A welcome return to Big Government?

Despite the kerfuffle over the MPs’ expenses scandal, it’s still the economy, stupid. The Guardian sounds the alarm. “Bank of England braced for third wave of financial crisis. Surprise £50bn cash injection is attempt to avert new phase of credit crunch.”
The FT contextualises better.

The boldness of the Bank’s plan shows it is prepared to risk future inflation to prevent deflation today. Deflation would have far more damaging consequences for a highly indebted economy like the UK, bringing spending to a standstill and dramatically lowering living standards.

No more than the Bank of England, the rest of us aren’t deceived into believing that some green shoots sprouting from the banks means propagating growth in the wider economy.

Big Government is back – but with what effect? The Thatcher legacy that demolished the earlier, corporate version has run out. (Though here, I’m treating to you to the alternative version from the Guardian’s big leftie Seumas Milne). Government today may be reverting to the once despised policy of “picking winners.” In recession, the choices are agonising. Should Corus in Teeside be allowed to close? Why give a bridging loan to LDV while pressing ahead with the politically risky part-privatisation of Royal Mail? The FT fails to discern a clear industrial strategy but is still prepared to give Peter Mandelson the benefit of the doubt.

inisters were accused of shifting ground on which companies deserved support. His strategy is being tested to the limit as more businesses demand help to avert closures and limit job losses.

Those of us who are over fifty have been here before.. “The amount of subsidy provided to Harland and Wolff over the last five years was £225.6 million. Provision of £40.5 million has been made in the Main Estimates for 1987–88.”
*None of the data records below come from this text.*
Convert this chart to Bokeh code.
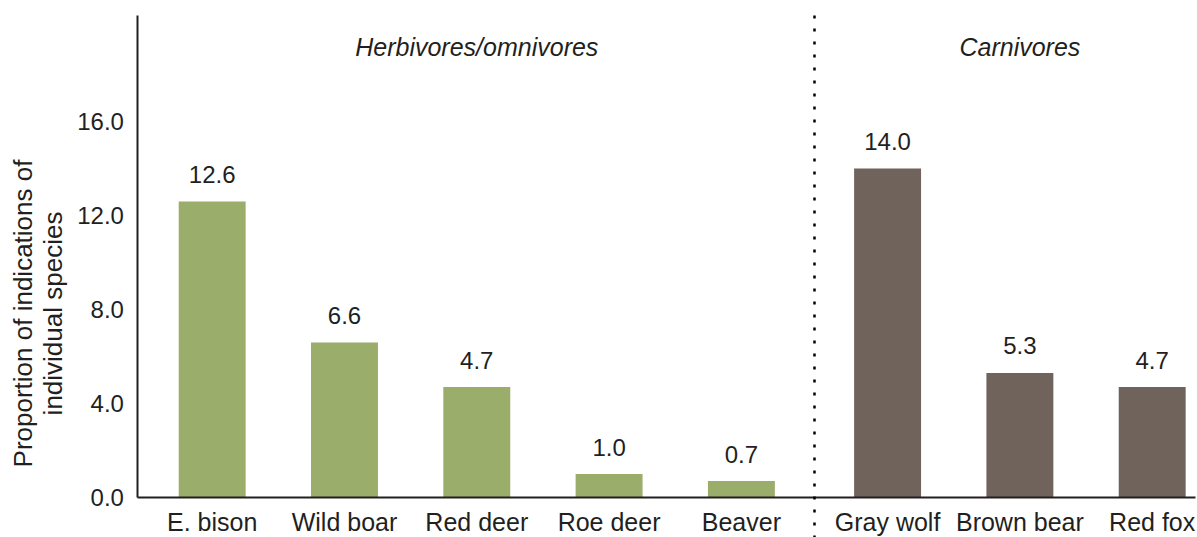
from bokeh.plotting import figure
from bokeh.models import (Range1d, FixedTicker, PrintfTickFormatter, CustomJSTickFormatter,
                          Label, Arrow, ColumnDataSource)
from bokeh.core.properties import value
from bokeh.embed import file_html
from bokeh.resources import INLINE

# ---- data ----
species = ["E. bison", "Wild boar", "Red deer", "Roe deer", "Beaver",
           "Gray wolf", "Brown bear", "Red fox"]
groups = ["Herbivores/omnivores"] * 5 + ["Carnivores"] * 3
proportions = [12.6, 6.6, 4.7, 1.0, 0.7, 14.0, 5.3, 4.7]
group_names = ["Herbivores/omnivores", "Carnivores"]
y_ticks = [0, 4, 8, 12, 16]
y_title = "Proportion of indications of\nindividual species"

# ---- style / layout ----
FONT = "Liberation Sans"
FS = "24px"
FS_X = "25px"
TXT = "#231f20"
colors = {"Herbivores/omnivores": "#9aad6a", "Carnivores": "#70635c"}
GAP = 0.105
X_START, X_END = -1.600, 7.4475          # whole canvas width
Y_START, Y_END = -1.702, 21.149          # whole canvas height
AX_X0, AX_X1 = -0.561, 7.432             # extent of the x axis line
AX_Y1 = 20.51                            # top of the y axis line

xpos = [i + (GAP if g == "Carnivores" else 0.0) for i, g in enumerate(groups)]
src = ColumnDataSource(dict(
    x=xpos, top=proportions, species=species,
    color=[colors[g] for g in groups],
    label=[f"{v:.1f}" for v in proportions],
))

p = figure(width=1197, height=537, output_backend="svg", toolbar_location=None,
           x_range=Range1d(X_START, X_END), y_range=Range1d(Y_START, Y_END),
           min_border_left=0, min_border_right=0, min_border_top=0, min_border_bottom=0)
p.outline_line_color = None
p.grid.grid_line_color = None
p.background_fill_color = "white"
p.border_fill_color = "white"

p.vbar(x="x", top="top", width=0.506, bottom=0, color="color", line_color=None, source=src)
p.text(x="x", y="top", text="label", source=src, text_align="center",
       text_baseline="alphabetic", y_offset=-27, text_font=value(FONT),
       text_font_size=FS, text_color=TXT)

# axes
for ax in (p.xaxis[0], p.yaxis[0]):
    ax.axis_line_color = TXT
    ax.axis_line_width = 2
    ax.major_tick_line_color = None
    ax.minor_tick_line_color = None
    ax.major_tick_out = 0
    ax.major_tick_in = 0
    ax.major_label_text_font = FONT
    ax.major_label_text_font_size = FS
    ax.major_label_text_color = TXT

p.yaxis.fixed_location = AX_X0
p.yaxis.bounds = (0, AX_Y1)
p.yaxis.ticker = FixedTicker(ticks=y_ticks)
p.yaxis.formatter = PrintfTickFormatter(format="%.1f")
p.yaxis.major_label_standoff = 14

p.xaxis.fixed_location = 0
p.xaxis.bounds = (AX_X0, AX_X1)
p.xaxis.ticker = FixedTicker(ticks=xpos)
p.xaxis.formatter = CustomJSTickFormatter(args=dict(pos=xpos, names=species), code="""
    for (let i = 0; i < pos.length; i++) {
        if (Math.abs(pos[i] - tick) < 1e-6) return names[i];
    }
    return "";
""")
p.xaxis.major_label_text_font_size = FS_X
p.xaxis.major_label_standoff = 10

# y-axis title (two centred lines, rotated)
p.add_layout(Label(x=-1.317, y=7.83, text=y_title, angle=1.5707963,
                   text_align="center", text_baseline="middle",
                   text_font=FONT, text_font_size="26px", text_color=TXT,
                   text_line_height=1.0))

# group labels
for g in group_names:
    gx = [x for x, gg in zip(xpos, groups) if gg == g]
    p.add_layout(Label(x=sum(gx) / len(gx), y=19.17, text=g, text_align="center",
                       text_baseline="middle", text_font=FONT, text_font_size=FS_X,
                       text_font_style="italic", text_color=TXT))

# dotted separator between groups
last_h = max(x for x, g in zip(xpos, groups) if g == group_names[0])
first_c = min(x for x, g in zip(xpos, groups) if g == group_names[1])
sep = (last_h + first_c) / 2
p.add_layout(Arrow(end=None, x_start=sep, x_end=sep, y_start=AX_Y1, y_end=Y_START,
                   line_color="black", line_width=2.5, line_dash="3 10"))

open("out.html", "w").write(file_html(p, INLINE))
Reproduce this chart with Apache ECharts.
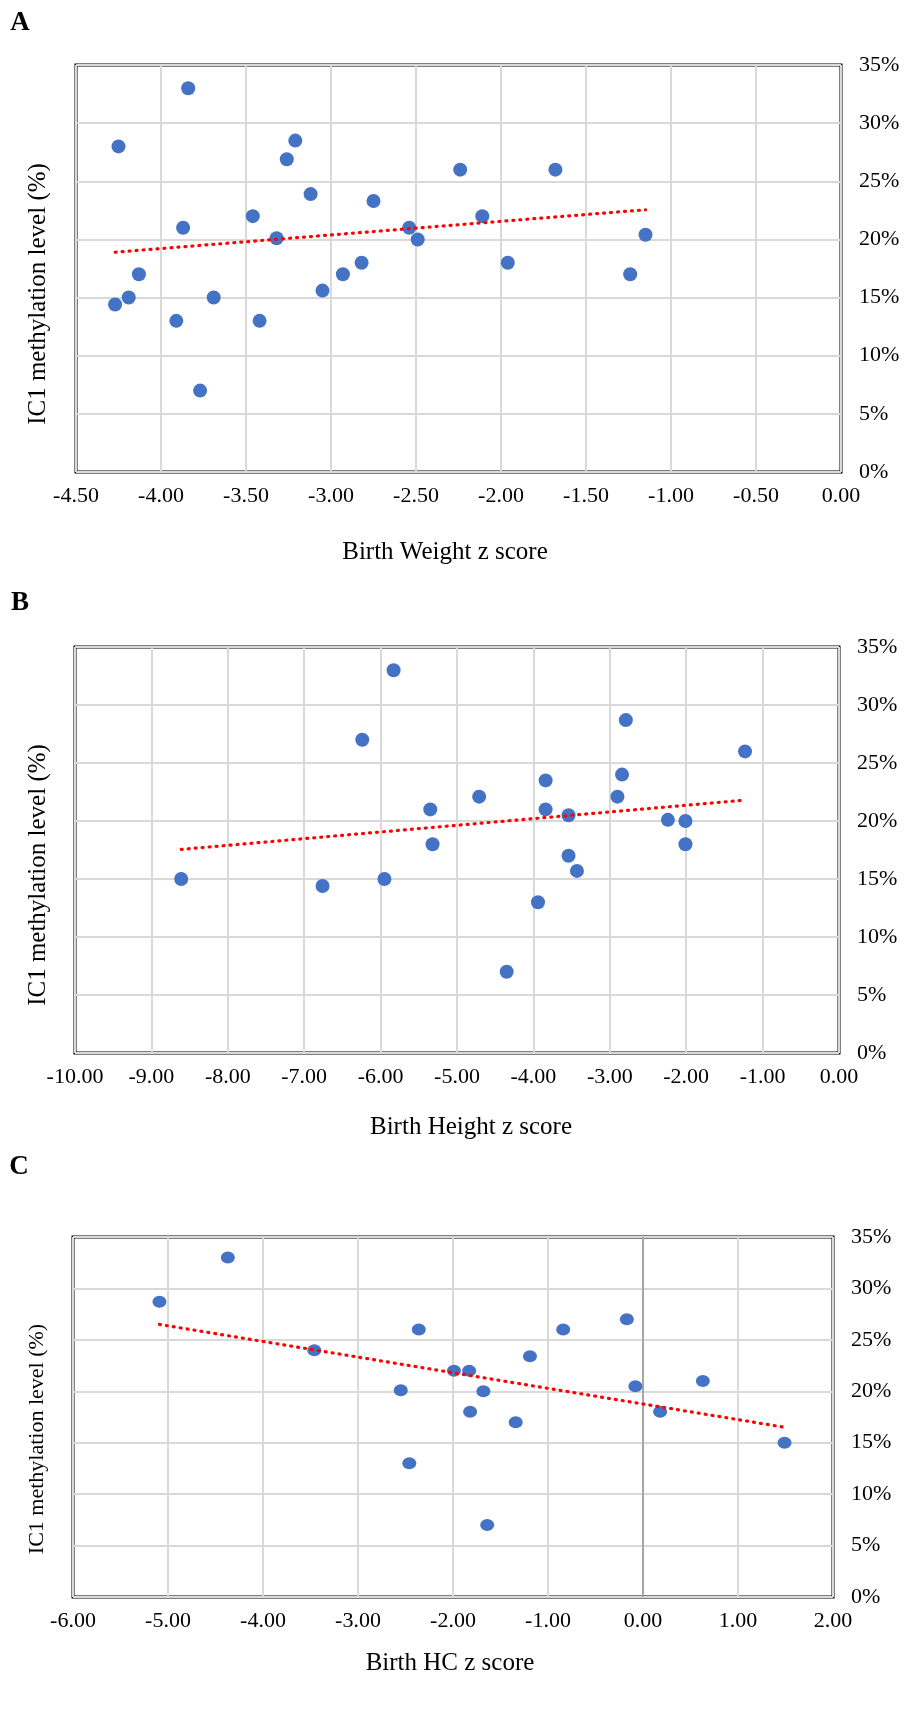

Even leaving aside the huge hurdles of EU state aid rules and competition policy, we’re right not to hanker after the past. Aren’t we?

  • Comrade Stalin

    I don’t really understand the need for interference with the Royal Mail. The postal system in the UK generally works very well. Privatization worked well for institutions like BT, where it would take six weeks to get a phone installed. But the Royal Mail’s standards are generally pretty good (they have been slipping in recent years though, no doubt due to the recent meddling) and I can perceive no need to “improve” it by introducing competition.

  • Comrade Stalin

    Oh, there’s a treat buried in there. I enjoyed that snippet from Hansard, Brian. What an idiot Teddy Taylor is. I know several different people who worked in the shipyards. A model of efficiency it certainly was not. Show up to work in the morning and contribute as little or as much as you want.

  • Dave

    Comrade, it has nothing to do with whether Royal Mail is efficient or not. The British government are complying with EU directives which mandate that postal monopolies must end by 2010. It was also EU directives that help turn Royal Mail’s £170+ million annual profit into a loss when they forced it to remove the monopoly on its bulk business mailing. So, the British people may protest all they want, but they have already transferred the applicable sovereignty to the EU so their protests are irrelevant to the outcome. The British people no longer determine their own affairs in this regard, but it’s quaint that they still think they do. Incidentally, the disastrous privatisation of the rail network was also the EU’s handiwork.

  • Sneakers O’Toole

    The EU’s directives on railways were used as an excuse for privatisation by the Tories, but they actually just required a change to the way the railways are run.

    Had the government really wanted to comply with the EU’s directives they would have made changes to NI rail too, but they haven’t- and it is still completely state owned.

    I’ve spent a few years working in the rail industry in England, and even now barely a day passes without privatisation cropping up in conversation at some point. Most people’s wages went up when Railtrack took over, but despite this I’ve yet to meet a single person who doesn’t regard privatisation as an absolute catastrophe. The nostalgia for “the good old days” of BR is pretty much universal.